Digits daggered in action stance, I reflect and wonder whether or not things are appropriate to write. I wonder if I have a right to put down thoughts concerning others in my life. I consider the impact my thoughts could have if unfiltered, given how difficult it is to capture the fragmented structure of logic twisting and turning in my noggin. It’s often the result of putting other people’s feelings first. Just as often, it’s a lack of ability as a writer, not having the words, grammar and structure to accurately depict the path of mental development that pushed me to where I arrived. Especially in 30 minutes. So with my fingers frozen above the keyboard, where does my mind go? What happens as a result?

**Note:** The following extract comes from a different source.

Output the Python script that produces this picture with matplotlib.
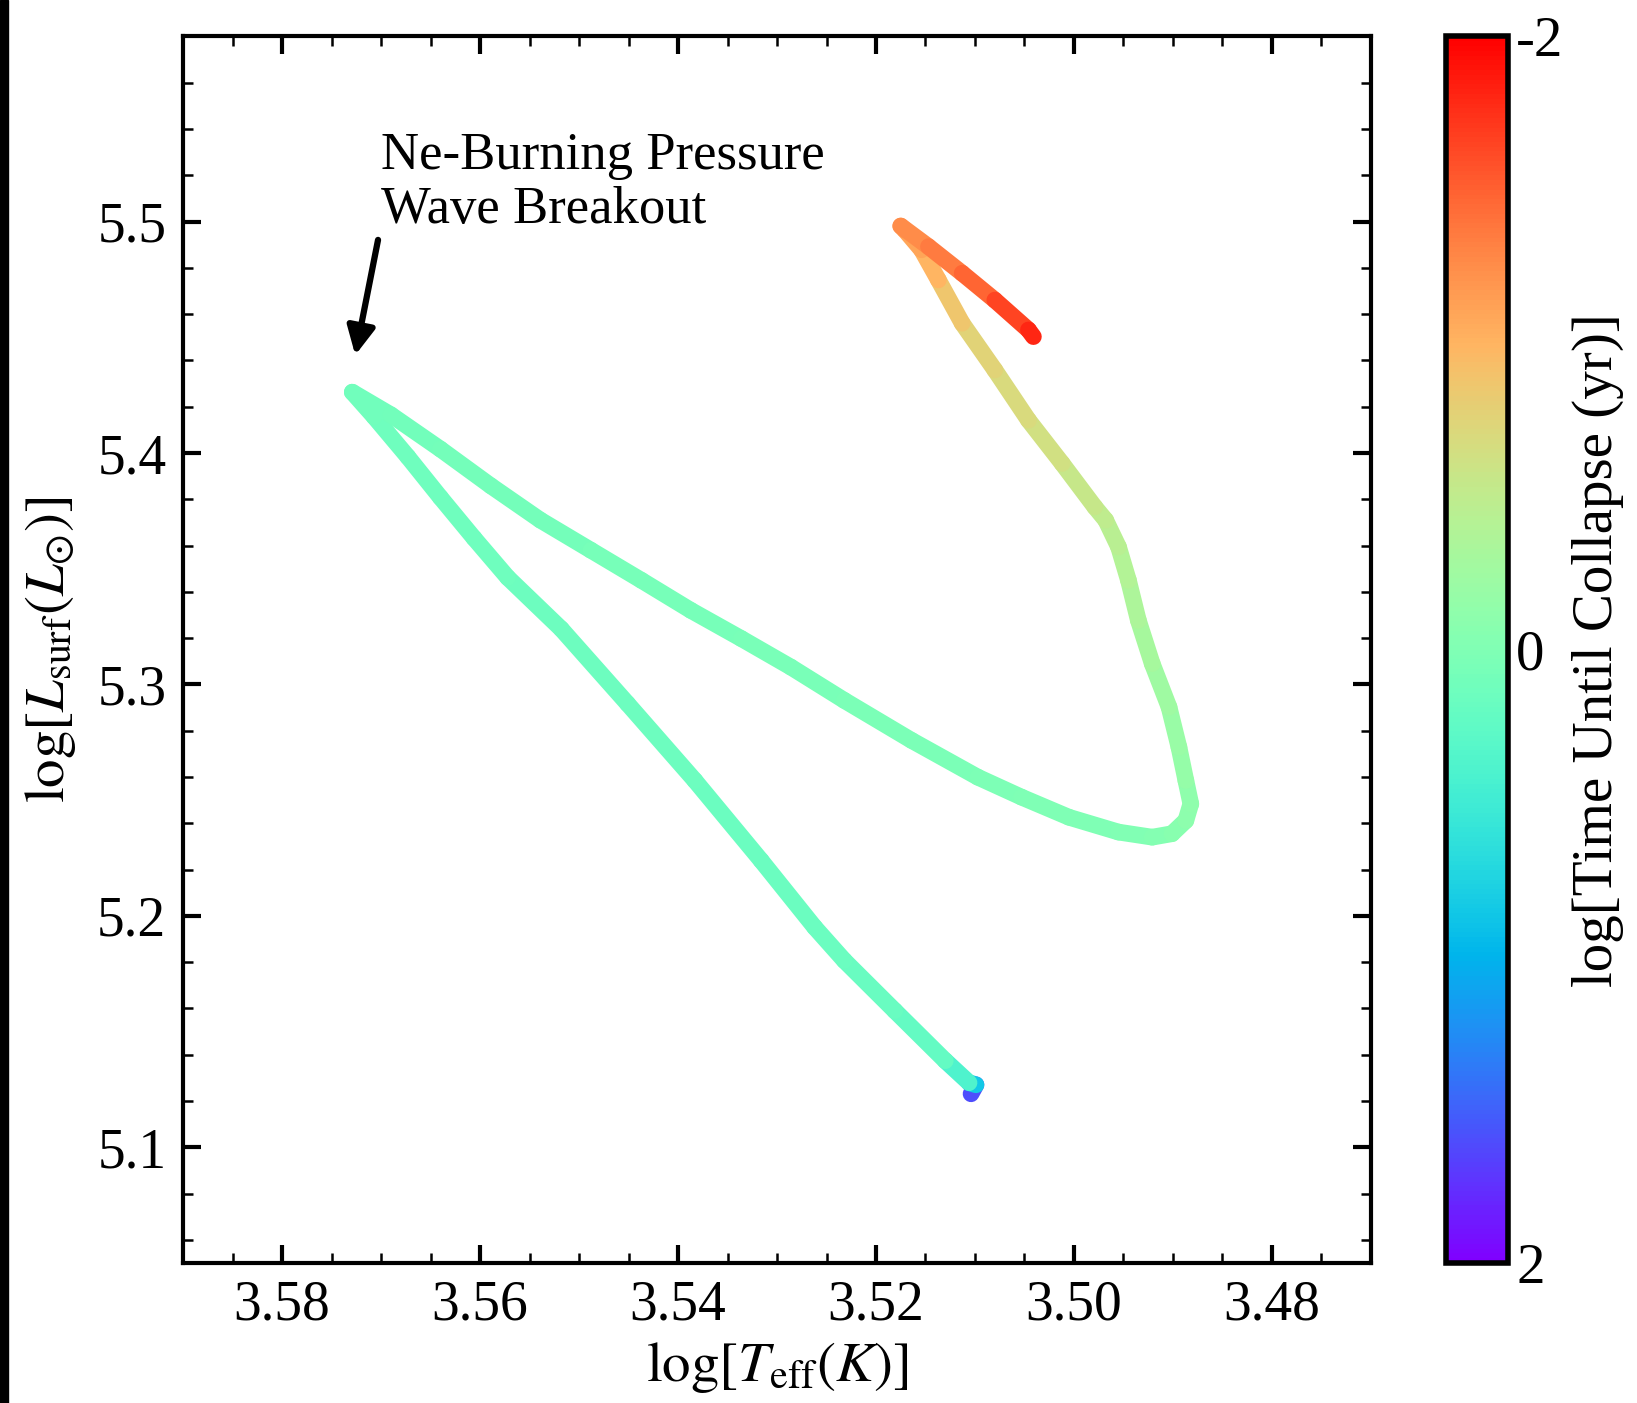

I pivot. Paused in place it’s an easy time to rotate, to move in a different direction. I either head towards a neighbouring concept to the problematic issue or turn 180 degrees and displace my restless energy into irreverent silliness. It’s a defence mechanism honed over time. If I find something too difficult to tackle I can either obsess over it in a way that’s entirely unhelpful, or I can put it to the side and leap in the opposite direction. If you see a stream of silly entries in a row, it’s a sign that I’m probably trying to grok something challenging that’s causing me to deflect. Sometimes this in itself helps. Sometimes it helps me calm down and understand that the stakes aren’t nearly as high as they look from a wounded, defensive position.

What it comes down to is that I want to be as honest as possible with you folks as often as I can. Conflict here only arises when the feelings of someone I know could be put at stake. It’s important for me to have this place as a refuge where I can be real. I’m so tired of social media being a pedestal for the best possible version of yourself to be displayed. There are terrible sides to me. Sometimes I have disgusting borderline sociopathic notions of how the world works. I think we all do. I’m a beautiful, messy, munted contortion of a human being and I’ve never tried to hide that fact. I want to share and honour that as best I can.

While it’s all well and good for me to do that, it’s not fair to pull non-consenting individuals down into that vortex with me. It’s the reason I never use names on here. It’s the reason why I try never to pile blame on others in a space where I control the flow of information. It’s the reason why I have a cool down period before talking shit about failed relationships. It takes time to process these things and any initial reactions would be lacking in scope and perspective. They’d be ugly and mean and in all likelihood paint the other person as someone that they aren’t. In what world would that ever be fair?

Sharing is caring, but it takes care to share well.